**Extracted information:**
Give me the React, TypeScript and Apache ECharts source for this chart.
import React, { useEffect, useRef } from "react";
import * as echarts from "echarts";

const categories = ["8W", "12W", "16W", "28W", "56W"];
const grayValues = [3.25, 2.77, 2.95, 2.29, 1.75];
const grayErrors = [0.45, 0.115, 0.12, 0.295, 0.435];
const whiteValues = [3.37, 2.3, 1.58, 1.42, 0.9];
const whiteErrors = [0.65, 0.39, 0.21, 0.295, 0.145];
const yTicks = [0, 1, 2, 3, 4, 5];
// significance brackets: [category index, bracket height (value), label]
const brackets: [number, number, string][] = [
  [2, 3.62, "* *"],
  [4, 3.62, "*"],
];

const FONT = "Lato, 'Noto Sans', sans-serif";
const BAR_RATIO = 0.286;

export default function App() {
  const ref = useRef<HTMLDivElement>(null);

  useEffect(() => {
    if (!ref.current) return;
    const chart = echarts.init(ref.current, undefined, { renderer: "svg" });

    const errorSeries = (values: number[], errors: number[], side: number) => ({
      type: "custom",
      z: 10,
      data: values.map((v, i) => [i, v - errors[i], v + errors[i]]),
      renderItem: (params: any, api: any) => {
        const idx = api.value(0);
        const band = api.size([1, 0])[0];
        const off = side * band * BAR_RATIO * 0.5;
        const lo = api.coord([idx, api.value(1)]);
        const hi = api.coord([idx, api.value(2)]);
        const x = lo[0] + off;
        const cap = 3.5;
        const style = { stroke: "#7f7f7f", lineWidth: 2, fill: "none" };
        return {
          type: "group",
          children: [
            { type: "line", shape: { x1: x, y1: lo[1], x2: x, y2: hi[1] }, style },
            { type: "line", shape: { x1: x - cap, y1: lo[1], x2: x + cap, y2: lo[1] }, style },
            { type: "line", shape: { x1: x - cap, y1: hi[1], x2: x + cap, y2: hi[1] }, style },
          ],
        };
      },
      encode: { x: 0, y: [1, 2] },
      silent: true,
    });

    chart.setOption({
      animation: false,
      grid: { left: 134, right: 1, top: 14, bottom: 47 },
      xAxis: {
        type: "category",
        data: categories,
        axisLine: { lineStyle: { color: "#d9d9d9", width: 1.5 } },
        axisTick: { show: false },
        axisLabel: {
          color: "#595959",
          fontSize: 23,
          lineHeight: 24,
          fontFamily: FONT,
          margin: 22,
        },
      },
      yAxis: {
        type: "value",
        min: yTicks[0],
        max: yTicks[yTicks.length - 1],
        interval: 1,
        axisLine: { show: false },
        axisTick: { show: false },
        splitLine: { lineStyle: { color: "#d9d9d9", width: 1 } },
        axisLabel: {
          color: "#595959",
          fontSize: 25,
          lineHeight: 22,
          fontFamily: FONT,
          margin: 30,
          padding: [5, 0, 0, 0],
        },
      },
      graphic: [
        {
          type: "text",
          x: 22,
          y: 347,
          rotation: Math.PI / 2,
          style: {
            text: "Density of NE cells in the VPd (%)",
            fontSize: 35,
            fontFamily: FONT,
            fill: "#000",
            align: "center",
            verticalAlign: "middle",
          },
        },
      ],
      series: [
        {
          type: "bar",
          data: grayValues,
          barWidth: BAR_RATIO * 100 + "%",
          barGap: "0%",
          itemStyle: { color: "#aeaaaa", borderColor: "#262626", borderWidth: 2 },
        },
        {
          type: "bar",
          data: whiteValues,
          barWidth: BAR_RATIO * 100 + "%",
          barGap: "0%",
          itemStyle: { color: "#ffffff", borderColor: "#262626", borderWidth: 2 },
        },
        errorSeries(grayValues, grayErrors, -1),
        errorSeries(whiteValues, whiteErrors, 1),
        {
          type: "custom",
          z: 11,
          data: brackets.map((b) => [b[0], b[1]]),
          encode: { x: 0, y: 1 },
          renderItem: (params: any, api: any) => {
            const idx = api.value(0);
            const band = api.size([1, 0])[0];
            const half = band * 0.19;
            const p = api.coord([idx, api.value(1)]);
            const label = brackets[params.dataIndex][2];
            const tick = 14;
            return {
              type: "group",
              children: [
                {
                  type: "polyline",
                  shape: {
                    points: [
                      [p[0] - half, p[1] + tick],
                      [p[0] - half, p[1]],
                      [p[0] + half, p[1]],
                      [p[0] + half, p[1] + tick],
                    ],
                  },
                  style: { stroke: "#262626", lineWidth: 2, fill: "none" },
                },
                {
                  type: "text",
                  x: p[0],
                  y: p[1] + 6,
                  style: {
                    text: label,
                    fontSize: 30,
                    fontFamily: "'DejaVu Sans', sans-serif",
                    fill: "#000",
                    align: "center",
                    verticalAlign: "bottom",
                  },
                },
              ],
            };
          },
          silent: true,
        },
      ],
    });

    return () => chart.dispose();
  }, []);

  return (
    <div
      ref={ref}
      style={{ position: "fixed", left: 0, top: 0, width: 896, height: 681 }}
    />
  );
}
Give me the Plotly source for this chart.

**Problem statement:** Reproduce the records above exactly as they appear.

**Complete response:**
Give me the React, TypeScript and Apache ECharts source for this chart.
import React, { useEffect, useRef } from "react";
import * as echarts from "echarts";

const categories = ["8W", "12W", "16W", "28W", "56W"];
const grayValues = [3.25, 2.77, 2.95, 2.29, 1.75];
const grayErrors = [0.45, 0.115, 0.12, 0.295, 0.435];
const whiteValues = [3.37, 2.3, 1.58, 1.42, 0.9];
const whiteErrors = [0.65, 0.39, 0.21, 0.295, 0.145];
const yTicks = [0, 1, 2, 3, 4, 5];
// significance brackets: [category index, bracket height (value), label]
const brackets: [number, number, string][] = [
  [2, 3.62, "* *"],
  [4, 3.62, "*"],
];

const FONT = "Lato, 'Noto Sans', sans-serif";
const BAR_RATIO = 0.286;

export default function App() {
  const ref = useRef<HTMLDivElement>(null);

  useEffect(() => {
    if (!ref.current) return;
    const chart = echarts.init(ref.current, undefined, { renderer: "svg" });

    const errorSeries = (values: number[], errors: number[], side: number) => ({
      type: "custom",
      z: 10,
      data: values.map((v, i) => [i, v - errors[i], v + errors[i]]),
      renderItem: (params: any, api: any) => {
        const idx = api.value(0);
        const band = api.size([1, 0])[0];
        const off = side * band * BAR_RATIO * 0.5;
        const lo = api.coord([idx, api.value(1)]);
        const hi = api.coord([idx, api.value(2)]);
        const x = lo[0] + off;
        const cap = 3.5;
        const style = { stroke: "#7f7f7f", lineWidth: 2, fill: "none" };
        return {
          type: "group",
          children: [
            { type: "line", shape: { x1: x, y1: lo[1], x2: x, y2: hi[1] }, style },
            { type: "line", shape: { x1: x - cap, y1: lo[1], x2: x + cap, y2: lo[1] }, style },
            { type: "line", shape: { x1: x - cap, y1: hi[1], x2: x + cap, y2: hi[1] }, style },
          ],
        };
      },
      encode: { x: 0, y: [1, 2] },
      silent: true,
    });

    chart.setOption({
      animation: false,
      grid: { left: 134, right: 1, top: 14, bottom: 47 },
      xAxis: {
        type: "category",
        data: categories,
        axisLine: { lineStyle: { color: "#d9d9d9", width: 1.5 } },
        axisTick: { show: false },
        axisLabel: {
          color: "#595959",
          fontSize: 23,
          lineHeight: 24,
          fontFamily: FONT,
          margin: 22,
        },
      },
      yAxis: {
        type: "value",
        min: yTicks[0],
        max: yTicks[yTicks.length - 1],
        interval: 1,
        axisLine: { show: false },
        axisTick: { show: false },
        splitLine: { lineStyle: { color: "#d9d9d9", width: 1 } },
        axisLabel: {
          color: "#595959",
          fontSize: 25,
          lineHeight: 22,
          fontFamily: FONT,
          margin: 30,
          padding: [5, 0, 0, 0],
        },
      },
      graphic: [
        {
          type: "text",
          x: 22,
          y: 347,
          rotation: Math.PI / 2,
          style: {
            text: "Density of NE cells in the VPd (%)",
            fontSize: 35,
            fontFamily: FONT,
            fill: "#000",
            align: "center",
            verticalAlign: "middle",
          },
        },
      ],
      series: [
        {
          type: "bar",
          data: grayValues,
          barWidth: BAR_RATIO * 100 + "%",
          barGap: "0%",
          itemStyle: { color: "#aeaaaa", borderColor: "#262626", borderWidth: 2 },
        },
        {
          type: "bar",
          data: whiteValues,
          barWidth: BAR_RATIO * 100 + "%",
          barGap: "0%",
          itemStyle: { color: "#ffffff", borderColor: "#262626", borderWidth: 2 },
        },
        errorSeries(grayValues, grayErrors, -1),
        errorSeries(whiteValues, whiteErrors, 1),
        {
          type: "custom",
          z: 11,
          data: brackets.map((b) => [b[0], b[1]]),
          encode: { x: 0, y: 1 },
          renderItem: (params: any, api: any) => {
            const idx = api.value(0);
            const band = api.size([1, 0])[0];
            const half = band * 0.19;
            const p = api.coord([idx, api.value(1)]);
            const label = brackets[params.dataIndex][2];
            const tick = 14;
            return {
              type: "group",
              children: [
                {
                  type: "polyline",
                  shape: {
                    points: [
                      [p[0] - half, p[1] + tick],
                      [p[0] - half, p[1]],
                      [p[0] + half, p[1]],
                      [p[0] + half, p[1] + tick],
                    ],
                  },
                  style: { stroke: "#262626", lineWidth: 2, fill: "none" },
                },
                {
                  type: "text",
                  x: p[0],
                  y: p[1] + 6,
                  style: {
                    text: label,
                    fontSize: 30,
                    fontFamily: "'DejaVu Sans', sans-serif",
                    fill: "#000",
                    align: "center",
                    verticalAlign: "bottom",
                  },
                },
              ],
            };
          },
          silent: true,
        },
      ],
    });

    return () => chart.dispose();
  }, []);

  return (
    <div
      ref={ref}
      style={{ position: "fixed", left: 0, top: 0, width: 896, height: 681 }}
    />
  );
}
Give me the Plotly source for this chart.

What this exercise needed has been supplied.